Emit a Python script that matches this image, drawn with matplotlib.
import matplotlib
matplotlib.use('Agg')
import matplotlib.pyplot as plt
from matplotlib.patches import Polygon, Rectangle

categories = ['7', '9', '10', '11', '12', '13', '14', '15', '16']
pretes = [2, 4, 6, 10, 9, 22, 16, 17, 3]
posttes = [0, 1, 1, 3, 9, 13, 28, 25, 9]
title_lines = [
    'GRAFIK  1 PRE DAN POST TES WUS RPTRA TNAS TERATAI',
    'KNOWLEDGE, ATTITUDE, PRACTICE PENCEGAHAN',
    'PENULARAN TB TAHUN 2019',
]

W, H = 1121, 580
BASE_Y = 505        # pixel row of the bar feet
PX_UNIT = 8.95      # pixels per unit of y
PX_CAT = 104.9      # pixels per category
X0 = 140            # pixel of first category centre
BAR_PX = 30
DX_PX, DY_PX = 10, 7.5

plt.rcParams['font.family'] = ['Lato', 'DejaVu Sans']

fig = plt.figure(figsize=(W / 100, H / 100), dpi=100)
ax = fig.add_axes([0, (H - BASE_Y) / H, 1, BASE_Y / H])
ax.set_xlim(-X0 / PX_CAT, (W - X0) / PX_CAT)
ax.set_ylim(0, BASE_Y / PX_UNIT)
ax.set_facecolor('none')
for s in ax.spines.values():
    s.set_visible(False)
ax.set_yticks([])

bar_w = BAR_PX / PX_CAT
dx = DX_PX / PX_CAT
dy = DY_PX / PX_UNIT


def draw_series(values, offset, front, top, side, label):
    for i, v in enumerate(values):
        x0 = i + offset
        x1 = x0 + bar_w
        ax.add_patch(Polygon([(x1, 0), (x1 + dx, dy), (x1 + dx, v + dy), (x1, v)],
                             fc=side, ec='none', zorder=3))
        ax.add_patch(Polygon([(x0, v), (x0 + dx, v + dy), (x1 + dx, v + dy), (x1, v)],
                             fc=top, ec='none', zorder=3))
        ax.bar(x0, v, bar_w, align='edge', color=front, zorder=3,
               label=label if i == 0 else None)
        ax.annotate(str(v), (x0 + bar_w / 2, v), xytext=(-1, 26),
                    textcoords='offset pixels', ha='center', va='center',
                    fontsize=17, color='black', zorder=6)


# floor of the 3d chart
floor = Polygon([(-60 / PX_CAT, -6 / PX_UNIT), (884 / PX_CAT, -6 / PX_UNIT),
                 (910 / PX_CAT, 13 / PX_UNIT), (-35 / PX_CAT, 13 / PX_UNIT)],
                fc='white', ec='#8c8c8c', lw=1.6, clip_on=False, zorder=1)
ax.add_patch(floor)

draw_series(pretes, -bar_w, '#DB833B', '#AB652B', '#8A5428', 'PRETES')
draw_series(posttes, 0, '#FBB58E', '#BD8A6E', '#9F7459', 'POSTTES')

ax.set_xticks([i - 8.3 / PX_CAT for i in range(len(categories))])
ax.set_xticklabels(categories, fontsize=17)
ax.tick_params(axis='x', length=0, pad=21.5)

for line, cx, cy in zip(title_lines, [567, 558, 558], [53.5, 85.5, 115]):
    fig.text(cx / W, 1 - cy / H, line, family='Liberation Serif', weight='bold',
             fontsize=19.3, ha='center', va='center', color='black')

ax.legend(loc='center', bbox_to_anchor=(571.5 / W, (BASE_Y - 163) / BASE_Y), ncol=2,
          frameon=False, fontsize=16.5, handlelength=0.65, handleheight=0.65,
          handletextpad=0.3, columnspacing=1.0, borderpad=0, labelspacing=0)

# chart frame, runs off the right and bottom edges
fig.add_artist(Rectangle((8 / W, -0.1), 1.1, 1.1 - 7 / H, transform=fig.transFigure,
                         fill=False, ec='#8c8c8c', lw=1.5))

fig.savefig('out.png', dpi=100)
--------------------
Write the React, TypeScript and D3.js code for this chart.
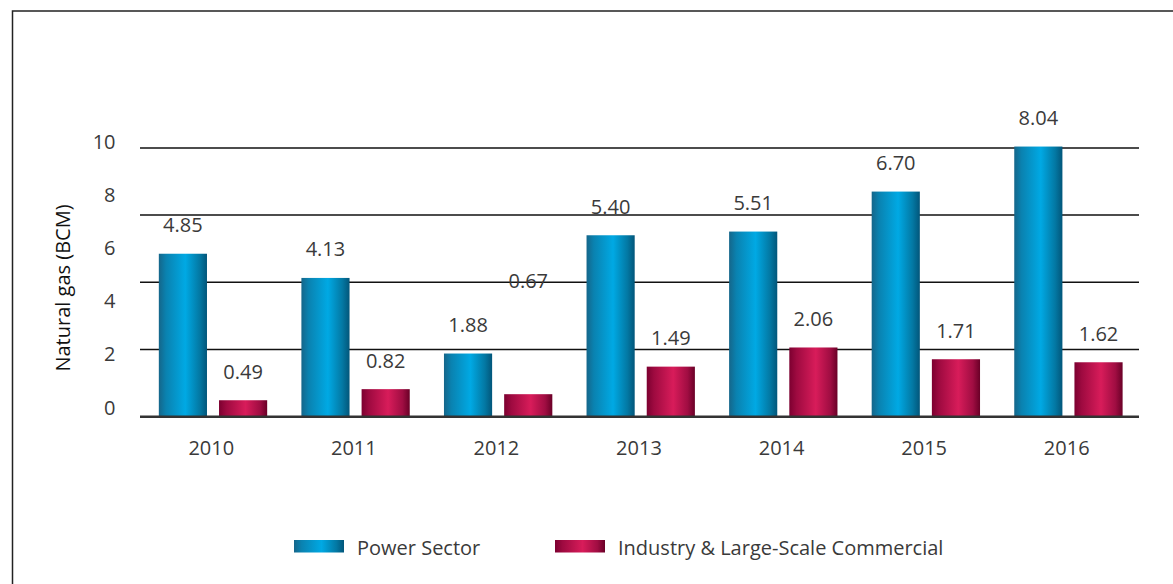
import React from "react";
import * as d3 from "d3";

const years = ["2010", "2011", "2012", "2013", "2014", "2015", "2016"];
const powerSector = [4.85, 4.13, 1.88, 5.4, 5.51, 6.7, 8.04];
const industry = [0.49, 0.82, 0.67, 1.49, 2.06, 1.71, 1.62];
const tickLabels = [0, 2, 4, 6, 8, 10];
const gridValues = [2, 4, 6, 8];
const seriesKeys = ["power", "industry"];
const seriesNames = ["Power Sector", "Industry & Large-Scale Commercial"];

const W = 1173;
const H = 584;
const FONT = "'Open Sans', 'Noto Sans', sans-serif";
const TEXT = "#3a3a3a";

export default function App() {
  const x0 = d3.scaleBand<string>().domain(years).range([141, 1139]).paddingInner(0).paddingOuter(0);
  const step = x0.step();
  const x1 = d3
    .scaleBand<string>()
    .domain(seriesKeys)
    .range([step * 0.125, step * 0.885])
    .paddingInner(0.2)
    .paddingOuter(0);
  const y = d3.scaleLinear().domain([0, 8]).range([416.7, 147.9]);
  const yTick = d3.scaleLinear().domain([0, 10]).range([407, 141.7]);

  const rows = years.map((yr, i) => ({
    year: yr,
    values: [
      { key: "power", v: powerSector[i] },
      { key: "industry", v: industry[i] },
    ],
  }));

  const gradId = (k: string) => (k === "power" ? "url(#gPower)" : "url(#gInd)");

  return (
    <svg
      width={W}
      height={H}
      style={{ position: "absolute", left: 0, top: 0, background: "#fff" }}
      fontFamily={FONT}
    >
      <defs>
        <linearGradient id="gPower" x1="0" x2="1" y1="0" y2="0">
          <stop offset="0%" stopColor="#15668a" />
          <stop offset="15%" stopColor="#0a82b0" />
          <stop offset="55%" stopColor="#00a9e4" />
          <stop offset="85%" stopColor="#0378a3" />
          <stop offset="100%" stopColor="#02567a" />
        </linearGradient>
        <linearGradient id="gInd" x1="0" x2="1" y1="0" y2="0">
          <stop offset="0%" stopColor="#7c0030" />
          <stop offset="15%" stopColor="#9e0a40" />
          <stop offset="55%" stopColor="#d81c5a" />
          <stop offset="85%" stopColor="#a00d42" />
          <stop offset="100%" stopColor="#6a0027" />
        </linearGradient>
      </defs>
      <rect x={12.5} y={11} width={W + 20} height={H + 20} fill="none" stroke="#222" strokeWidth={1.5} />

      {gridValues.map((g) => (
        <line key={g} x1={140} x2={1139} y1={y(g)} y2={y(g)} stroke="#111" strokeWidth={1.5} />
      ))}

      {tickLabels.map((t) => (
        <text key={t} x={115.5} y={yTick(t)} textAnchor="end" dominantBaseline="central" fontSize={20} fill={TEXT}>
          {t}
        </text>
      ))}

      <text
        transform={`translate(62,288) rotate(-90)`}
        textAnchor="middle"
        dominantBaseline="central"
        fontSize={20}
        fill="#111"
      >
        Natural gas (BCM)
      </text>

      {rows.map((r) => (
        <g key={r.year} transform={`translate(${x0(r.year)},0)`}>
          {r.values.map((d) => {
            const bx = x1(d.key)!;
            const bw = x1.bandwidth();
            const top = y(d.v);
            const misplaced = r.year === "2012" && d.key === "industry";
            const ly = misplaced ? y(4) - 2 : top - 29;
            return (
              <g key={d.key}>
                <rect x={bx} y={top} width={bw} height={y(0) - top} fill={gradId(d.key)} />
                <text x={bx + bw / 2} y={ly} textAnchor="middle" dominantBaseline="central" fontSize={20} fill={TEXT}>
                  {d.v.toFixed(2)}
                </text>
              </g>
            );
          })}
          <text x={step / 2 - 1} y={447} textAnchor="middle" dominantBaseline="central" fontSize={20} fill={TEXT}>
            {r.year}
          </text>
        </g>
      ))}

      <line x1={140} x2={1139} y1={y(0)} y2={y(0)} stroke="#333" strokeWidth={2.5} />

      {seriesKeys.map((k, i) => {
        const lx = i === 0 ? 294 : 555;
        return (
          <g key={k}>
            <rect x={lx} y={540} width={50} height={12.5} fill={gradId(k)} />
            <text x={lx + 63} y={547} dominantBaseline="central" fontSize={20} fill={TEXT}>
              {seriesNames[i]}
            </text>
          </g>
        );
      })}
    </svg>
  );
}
--------------------
Reproduce exactly the lines above starting at the line containing "Write the React, TypeScript" and ending at the line containing "d3.scaleLinear().domain([0, 10]).range([407, 141.7]);", including both, but not the pictures.

Write the React, TypeScript and D3.js code for this chart.
import React from "react";
import * as d3 from "d3";

const years = ["2010", "2011", "2012", "2013", "2014", "2015", "2016"];
const powerSector = [4.85, 4.13, 1.88, 5.4, 5.51, 6.7, 8.04];
const industry = [0.49, 0.82, 0.67, 1.49, 2.06, 1.71, 1.62];
const tickLabels = [0, 2, 4, 6, 8, 10];
const gridValues = [2, 4, 6, 8];
const seriesKeys = ["power", "industry"];
const seriesNames = ["Power Sector", "Industry & Large-Scale Commercial"];

const W = 1173;
const H = 584;
const FONT = "'Open Sans', 'Noto Sans', sans-serif";
const TEXT = "#3a3a3a";

export default function App() {
  const x0 = d3.scaleBand<string>().domain(years).range([141, 1139]).paddingInner(0).paddingOuter(0);
  const step = x0.step();
  const x1 = d3
    .scaleBand<string>()
    .domain(seriesKeys)
    .range([step * 0.125, step * 0.885])
    .paddingInner(0.2)
    .paddingOuter(0);
  const y = d3.scaleLinear().domain([0, 8]).range([416.7, 147.9]);
  const yTick = d3.scaleLinear().domain([0, 10]).range([407, 141.7]);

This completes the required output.